* Aim of the exercise
Give the number of lines containing the word "chart" and nothing more.

— BEGIN Source material —

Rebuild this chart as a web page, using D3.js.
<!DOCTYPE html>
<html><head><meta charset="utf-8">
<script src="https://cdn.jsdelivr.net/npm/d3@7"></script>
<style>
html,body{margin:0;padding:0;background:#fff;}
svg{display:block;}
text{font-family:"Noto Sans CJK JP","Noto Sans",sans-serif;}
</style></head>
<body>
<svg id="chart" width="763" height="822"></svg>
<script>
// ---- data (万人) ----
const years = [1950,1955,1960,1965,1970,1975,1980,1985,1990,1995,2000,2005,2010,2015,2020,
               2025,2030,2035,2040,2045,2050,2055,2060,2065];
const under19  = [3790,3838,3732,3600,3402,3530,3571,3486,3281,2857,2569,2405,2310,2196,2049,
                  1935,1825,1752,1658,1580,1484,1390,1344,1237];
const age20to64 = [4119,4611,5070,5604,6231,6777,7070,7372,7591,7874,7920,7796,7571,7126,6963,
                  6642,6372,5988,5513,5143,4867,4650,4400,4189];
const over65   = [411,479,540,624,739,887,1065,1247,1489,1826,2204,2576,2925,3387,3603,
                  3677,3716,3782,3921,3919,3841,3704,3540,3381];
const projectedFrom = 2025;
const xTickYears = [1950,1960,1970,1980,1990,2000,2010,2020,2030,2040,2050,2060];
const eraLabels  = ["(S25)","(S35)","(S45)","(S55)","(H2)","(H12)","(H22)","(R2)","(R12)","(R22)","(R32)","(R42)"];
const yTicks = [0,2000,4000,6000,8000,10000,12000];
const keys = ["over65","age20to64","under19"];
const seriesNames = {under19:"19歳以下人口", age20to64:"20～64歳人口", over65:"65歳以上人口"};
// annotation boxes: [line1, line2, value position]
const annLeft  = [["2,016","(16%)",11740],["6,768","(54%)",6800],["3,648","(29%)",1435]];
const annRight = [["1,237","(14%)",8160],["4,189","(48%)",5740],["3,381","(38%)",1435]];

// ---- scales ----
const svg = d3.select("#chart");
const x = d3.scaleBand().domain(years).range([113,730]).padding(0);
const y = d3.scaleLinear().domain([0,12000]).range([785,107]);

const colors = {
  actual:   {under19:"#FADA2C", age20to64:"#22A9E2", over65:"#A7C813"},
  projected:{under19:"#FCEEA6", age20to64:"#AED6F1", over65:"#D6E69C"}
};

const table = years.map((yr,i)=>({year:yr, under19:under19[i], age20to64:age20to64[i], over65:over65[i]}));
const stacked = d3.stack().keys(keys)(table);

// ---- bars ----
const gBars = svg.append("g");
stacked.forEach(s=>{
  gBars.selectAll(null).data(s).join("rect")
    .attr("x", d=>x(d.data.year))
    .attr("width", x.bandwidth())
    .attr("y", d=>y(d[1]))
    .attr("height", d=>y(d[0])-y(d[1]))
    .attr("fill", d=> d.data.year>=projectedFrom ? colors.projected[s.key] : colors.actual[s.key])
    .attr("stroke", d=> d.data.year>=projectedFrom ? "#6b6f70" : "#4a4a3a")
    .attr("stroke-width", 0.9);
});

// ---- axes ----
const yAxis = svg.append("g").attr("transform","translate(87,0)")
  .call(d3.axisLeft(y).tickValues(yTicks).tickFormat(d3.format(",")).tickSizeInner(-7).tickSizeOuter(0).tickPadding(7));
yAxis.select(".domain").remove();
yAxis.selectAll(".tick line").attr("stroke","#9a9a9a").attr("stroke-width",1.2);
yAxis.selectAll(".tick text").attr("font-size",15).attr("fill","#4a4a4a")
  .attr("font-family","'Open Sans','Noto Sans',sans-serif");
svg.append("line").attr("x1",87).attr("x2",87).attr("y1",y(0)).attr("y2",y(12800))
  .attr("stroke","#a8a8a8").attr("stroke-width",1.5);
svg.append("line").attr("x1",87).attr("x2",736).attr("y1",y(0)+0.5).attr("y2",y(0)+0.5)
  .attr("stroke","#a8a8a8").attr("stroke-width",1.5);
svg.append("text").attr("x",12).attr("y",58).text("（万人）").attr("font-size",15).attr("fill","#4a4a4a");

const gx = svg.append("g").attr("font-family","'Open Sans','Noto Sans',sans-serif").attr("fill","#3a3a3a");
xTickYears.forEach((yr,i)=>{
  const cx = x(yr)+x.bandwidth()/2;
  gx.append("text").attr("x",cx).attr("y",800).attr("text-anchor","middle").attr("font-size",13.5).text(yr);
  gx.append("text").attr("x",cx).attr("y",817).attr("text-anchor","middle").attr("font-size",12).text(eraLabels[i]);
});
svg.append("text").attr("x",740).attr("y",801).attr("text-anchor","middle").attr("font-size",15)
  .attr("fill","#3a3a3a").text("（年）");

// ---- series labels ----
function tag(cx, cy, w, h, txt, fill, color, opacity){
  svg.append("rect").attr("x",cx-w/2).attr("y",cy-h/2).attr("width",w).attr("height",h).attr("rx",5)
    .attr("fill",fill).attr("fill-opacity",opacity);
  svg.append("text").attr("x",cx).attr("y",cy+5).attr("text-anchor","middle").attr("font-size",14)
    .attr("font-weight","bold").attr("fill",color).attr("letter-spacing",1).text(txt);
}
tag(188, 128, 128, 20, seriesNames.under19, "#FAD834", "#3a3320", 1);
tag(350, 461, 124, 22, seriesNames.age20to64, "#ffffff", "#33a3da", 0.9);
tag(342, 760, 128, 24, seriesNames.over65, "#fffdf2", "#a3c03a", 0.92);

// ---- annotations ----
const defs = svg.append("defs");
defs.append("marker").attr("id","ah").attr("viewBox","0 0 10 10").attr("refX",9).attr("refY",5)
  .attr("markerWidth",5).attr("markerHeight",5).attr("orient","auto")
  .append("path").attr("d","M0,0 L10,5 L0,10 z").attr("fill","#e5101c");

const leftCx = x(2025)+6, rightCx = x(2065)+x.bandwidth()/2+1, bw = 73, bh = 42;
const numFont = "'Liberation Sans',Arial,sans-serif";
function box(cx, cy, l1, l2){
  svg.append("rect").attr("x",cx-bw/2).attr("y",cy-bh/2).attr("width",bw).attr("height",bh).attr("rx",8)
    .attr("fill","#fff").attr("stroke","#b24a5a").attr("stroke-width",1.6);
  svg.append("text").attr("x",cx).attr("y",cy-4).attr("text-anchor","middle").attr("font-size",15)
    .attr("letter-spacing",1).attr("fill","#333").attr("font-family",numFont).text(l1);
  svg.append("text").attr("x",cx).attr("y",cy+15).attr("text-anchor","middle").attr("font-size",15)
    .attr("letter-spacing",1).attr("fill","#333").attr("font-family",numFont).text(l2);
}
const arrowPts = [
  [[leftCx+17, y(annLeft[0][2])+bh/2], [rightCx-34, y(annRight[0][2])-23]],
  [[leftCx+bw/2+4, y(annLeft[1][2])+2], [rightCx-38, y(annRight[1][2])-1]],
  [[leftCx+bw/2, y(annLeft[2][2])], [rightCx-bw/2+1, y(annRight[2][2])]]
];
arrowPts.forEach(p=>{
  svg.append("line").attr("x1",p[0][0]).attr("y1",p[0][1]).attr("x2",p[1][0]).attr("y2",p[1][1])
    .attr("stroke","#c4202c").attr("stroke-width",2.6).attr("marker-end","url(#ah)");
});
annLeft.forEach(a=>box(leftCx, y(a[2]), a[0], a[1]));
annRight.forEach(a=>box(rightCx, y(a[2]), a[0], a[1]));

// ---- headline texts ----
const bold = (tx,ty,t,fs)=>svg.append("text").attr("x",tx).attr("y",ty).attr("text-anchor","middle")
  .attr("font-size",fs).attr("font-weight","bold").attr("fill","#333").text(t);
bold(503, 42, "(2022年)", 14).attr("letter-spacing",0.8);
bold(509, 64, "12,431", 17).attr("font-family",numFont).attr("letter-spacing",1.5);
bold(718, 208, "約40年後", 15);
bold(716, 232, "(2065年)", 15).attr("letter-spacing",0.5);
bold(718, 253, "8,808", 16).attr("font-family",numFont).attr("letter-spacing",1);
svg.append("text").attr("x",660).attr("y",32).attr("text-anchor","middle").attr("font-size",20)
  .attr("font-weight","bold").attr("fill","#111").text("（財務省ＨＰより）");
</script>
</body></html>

— END Source material —

* Result of this exercise
3